Imagine you are trying to build a realistic 3D world inside a computer, like a video game or a virtual museum. In the past, to make these worlds look good, developers had to use millions of tiny, simple building blocks (like smooth, round marbles or flat discs). If you wanted a sharp corner on a table or a delicate leaf on a tree, you had to use thousands of these tiny blocks to approximate the shape.
This works, but it's heavy. If you want to send this 3D world over the internet to a phone with a slow connection, you have to delete thousands of those blocks to save space. The problem? When you delete them, the image gets blocky and blurry.
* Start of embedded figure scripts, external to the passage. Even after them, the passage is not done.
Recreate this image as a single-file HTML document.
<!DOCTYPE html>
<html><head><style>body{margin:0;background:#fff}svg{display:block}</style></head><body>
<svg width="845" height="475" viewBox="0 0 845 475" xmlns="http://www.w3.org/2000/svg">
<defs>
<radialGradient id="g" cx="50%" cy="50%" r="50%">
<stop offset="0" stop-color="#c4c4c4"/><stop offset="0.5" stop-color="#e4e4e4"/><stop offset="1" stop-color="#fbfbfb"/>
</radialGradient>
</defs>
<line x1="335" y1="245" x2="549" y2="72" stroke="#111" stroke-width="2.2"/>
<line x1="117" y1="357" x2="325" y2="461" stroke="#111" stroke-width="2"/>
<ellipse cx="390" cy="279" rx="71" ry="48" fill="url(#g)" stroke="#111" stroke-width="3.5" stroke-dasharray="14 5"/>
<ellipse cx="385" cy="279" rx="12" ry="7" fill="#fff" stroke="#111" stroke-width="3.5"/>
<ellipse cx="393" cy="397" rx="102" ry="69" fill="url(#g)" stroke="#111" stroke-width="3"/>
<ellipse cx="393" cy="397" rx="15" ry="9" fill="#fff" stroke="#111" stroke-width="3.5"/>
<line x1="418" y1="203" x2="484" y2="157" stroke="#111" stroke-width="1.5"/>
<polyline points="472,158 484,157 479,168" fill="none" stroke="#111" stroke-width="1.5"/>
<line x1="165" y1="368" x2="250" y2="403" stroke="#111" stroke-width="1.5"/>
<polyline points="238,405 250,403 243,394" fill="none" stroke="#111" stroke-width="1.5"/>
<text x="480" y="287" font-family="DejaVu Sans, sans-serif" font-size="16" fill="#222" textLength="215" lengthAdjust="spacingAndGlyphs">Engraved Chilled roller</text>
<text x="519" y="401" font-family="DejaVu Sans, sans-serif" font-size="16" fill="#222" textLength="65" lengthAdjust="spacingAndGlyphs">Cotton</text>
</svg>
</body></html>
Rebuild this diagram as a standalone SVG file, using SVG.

It's like trying to fix a blurry photo by throwing away half the pixels; you just get a worse picture.
Fourier Splatting is a new way to build these 3D worlds that solves this problem. Here is how it works, using some simple analogies:
1. The Old Way: The "Lego" Problem
Think of current 3D methods (like 3D Gaussian Splatting) as building a sculpture out of Lego bricks.
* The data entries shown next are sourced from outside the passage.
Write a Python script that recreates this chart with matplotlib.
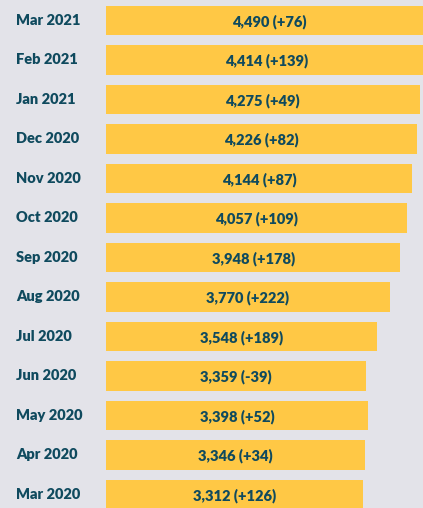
import matplotlib
matplotlib.use("Agg")
import matplotlib.pyplot as plt
from matplotlib.transforms import blended_transform_factory
import numpy as np

months = ["Mar 2021", "Feb 2021", "Jan 2021", "Dec 2020", "Nov 2020", "Oct 2020",
          "Sep 2020", "Aug 2020", "Jul 2020", "Jun 2020", "May 2020", "Apr 2020",
          "Mar 2020"]
totals = [4490, 4414, 4275, 4226, 4144, 4057, 3948, 3770, 3548, 3359, 3398, 3346, 3312]
changes = ["+76", "+139", "+49", "+82", "+87", "+109", "+178", "+222", "+189",
           "-39", "+52", "+34", "+126"]

bg = "#e3e3e9"
bar_col = "#ffc845"
txt = "#0f4a5e"
plt.rcParams["font.family"] = ["Lato", "DejaVu Sans"]

fig = plt.figure(figsize=(4.23, 5.08), dpi=100, facecolor=bg)
ax = fig.add_axes([0, 0, 1, 1], facecolor=bg)

base = -1032  # bars begin here, the value axis is not zero-based
y = np.arange(len(months))
ax.barh(y, np.array(totals) - base, left=base, height=0.74, color=bar_col)

# month names sit in a column left of the bars
lab_tr = blended_transform_factory(fig.transFigure, ax.transData)
for i, (m, v, c) in enumerate(zip(months, totals, changes)):
    ax.text(16 / 423, i, m, transform=lab_tr, ha="left", va="center",
            fontsize=10.5, fontweight="heavy", color=txt)
    ax.text((base + v) / 2, i + 0.03, f"{v:,} ({c})", ha="center", va="center",
            fontsize=10.5, fontweight="heavy", color=txt)

ax.set_xlim(-2826, 4332)
ax.set_ylim(12.342, -0.519)
ax.axis("off")

fig.savefig("out.png", dpi=100, facecolor=bg)
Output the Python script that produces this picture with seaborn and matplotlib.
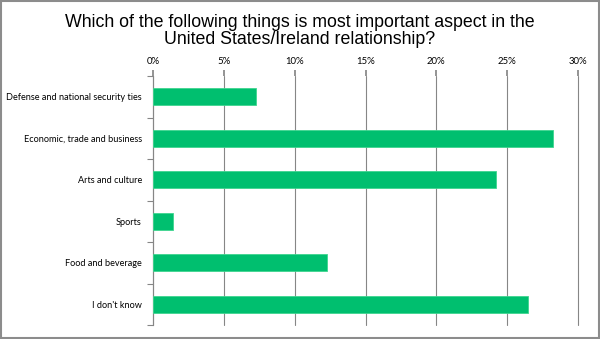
import matplotlib
matplotlib.use("Agg")
import matplotlib.pyplot as plt
import seaborn as sns
import pandas as pd
from matplotlib.ticker import FixedLocator, PercentFormatter

categories = [
    "Defense and national security ties",
    "Economic, trade and business",
    "Arts and culture",
    "Sports",
    "Food and beverage",
    "I don't know",
]
values = [7.3, 28.25, 24.2, 1.4, 12.3, 26.5]
x_ticks = [0, 5, 10, 15, 20, 25, 30]

title = "Which of the following things is most important aspect in the\nUnited States/Ireland relationship?"

sns.set_theme(style="white")
plt.rcParams["font.family"] = ["Lato", "DejaVu Sans"]
plt.rcParams["text.color"] = "#000000"

df = pd.DataFrame({"category": categories, "value": values})

fig = plt.figure(figsize=(6.0, 3.39), dpi=100)
ax = fig.add_axes([153 / 600, 1 - 325 / 339, (578 - 153) / 600, (325 - 76) / 339])

sns.barplot(data=df, x="value", y="category", orient="h", color="#00BF6F",
            saturation=1, width=0.4, ax=ax, edgecolor="#3FD58F", linewidth=0.6,
            zorder=3)

ax.set_xlim(0, 30)
ax.set_ylim(5.5, -0.5)
ax.xaxis.set_major_locator(FixedLocator(x_ticks))
ax.xaxis.set_major_formatter(PercentFormatter(decimals=0))
ax.xaxis.tick_top()
ax.grid(axis="x", color="#868686", linewidth=0.8, zorder=0)
for gl in ax.get_xgridlines():
    gl.set_clip_on(False)
ax.tick_params(axis="x", which="major", length=4, color="#868686", labelsize=6.9,
               pad=3, labelcolor="#000000", top=True, bottom=False)
ax.set_xlabel("")
ax.set_ylabel("")

ax.set_yticks(range(len(categories)))
ax.set_yticklabels(categories)
ax.tick_params(axis="y", which="major", length=0, labelsize=6.6, pad=8, labelcolor="#000000")
ax.set_yticks([i - 0.5 for i in range(len(categories) + 1)], minor=True)
ax.tick_params(axis="y", which="minor", length=4, color="#868686", width=0.8, left=True)

for s in ["top", "right", "bottom"]:
    ax.spines[s].set_visible(False)
ax.spines["left"].set_color("#868686")
ax.spines["left"].set_linewidth(0.8)

fig.text(0.5, 1 - 31 / 339, title, ha="center", va="center", fontsize=12.8,
         family=["Liberation Sans", "DejaVu Sans"], linespacing=0.98, color="#000000")

border = plt.Rectangle((0.0015, 0.0025), 0.997, 0.995, transform=fig.transFigure,
                       fill=False, edgecolor="#8C8C8C", linewidth=1.5)
fig.patches.append(border)

fig.savefig("out.png", dpi=100)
- If you want a smooth curve, you have to use hundreds of tiny bricks.
- If you want to make the sculpture smaller to fit in a small box (like a phone screen), you have to smash away whole bricks.
- Result: The sculpture loses its shape. A smooth curve becomes a jagged staircase. You can't make it "less detailed" without making it look bad.
2. The New Way: The "Magic Clay" (Fourier Splatting)
The authors of this paper invented a new kind of building block. Instead of a rigid Lego brick, imagine a piece of magic, stretchy clay.
- The Shape: This clay can be a perfect circle, but it can also stretch, squish, and twist into any shape you want (a star, a leaf, a jagged rock).
- The Secret Sauce (Fourier): How do you control the shape? You use a "recipe" made of Fourier coefficients. Think of these as knobs on a sound mixer.
- Knob 1 (Low Frequency): Turns the clay into a simple circle.
- Knob 2 (Medium Frequency): Adds a little bump or a wave to the side.
- Knob 3 (High Frequency): Adds tiny, sharp details like the edge of a leaf.
3. The Superpower: "Volume Control" for Detail
This is the magic part. In the old Lego method, to reduce detail, you had to throw away bricks. In this new method, you just turn down the volume on the high-frequency knobs.
- High Quality (Full Volume): You turn all the knobs up. The clay shape is complex, sharp, and detailed.
- Low Quality (Muted): You turn off the high-frequency knobs. The clay automatically smooths out into a simple, round shape.
- The Result: You didn't delete any building blocks! You just changed the complexity of the existing ones. The object is still there, but it's now a "low-poly" version of itself.
4. Why This Matters (The "Bandwidth" Analogy)
Imagine you are streaming a movie.
- Old Method: To save data, the server deletes the actors' faces. You see a blob where a face should be.
- Fourier Splatting: The server keeps all the actors, but it sends a "blurry" version of their faces for slow connections. When you get a fast connection, it instantly sharpens them up. The data size changes, but the structure of the scene stays perfect.
5. The "Smart Assistant" (HYDRA)
There was one tricky problem: If you have a very complex shape (like a crumpled piece of paper), a single piece of magic clay might struggle to hold that shape perfectly.
The authors created a smart assistant called HYDRA.
- If a piece of clay is trying to be too complicated, HYDRA gently splits it into two simpler pieces that work together to hold the shape.
- It's like a teacher noticing a student is struggling with a giant math problem and breaking it down into two smaller, easier problems for them to solve.
Summary
Fourier Splatting is like upgrading from a box of rigid Legos to a set of smart, shape-shifting clay blobs.
- Old way: To save space, you throw away pieces, and the picture breaks.
- New way: You just "smooth out" the pieces. You can send a high-definition 3D world to a supercomputer, and the exact same world can be sent to a smartphone, where it automatically simplifies itself to look good without losing its structure.
It's a way to make 3D worlds that are scalable by nature, allowing us to see beautiful, high-fidelity scenes on any device, from a VR headset to a low-end phone, without the image falling apart.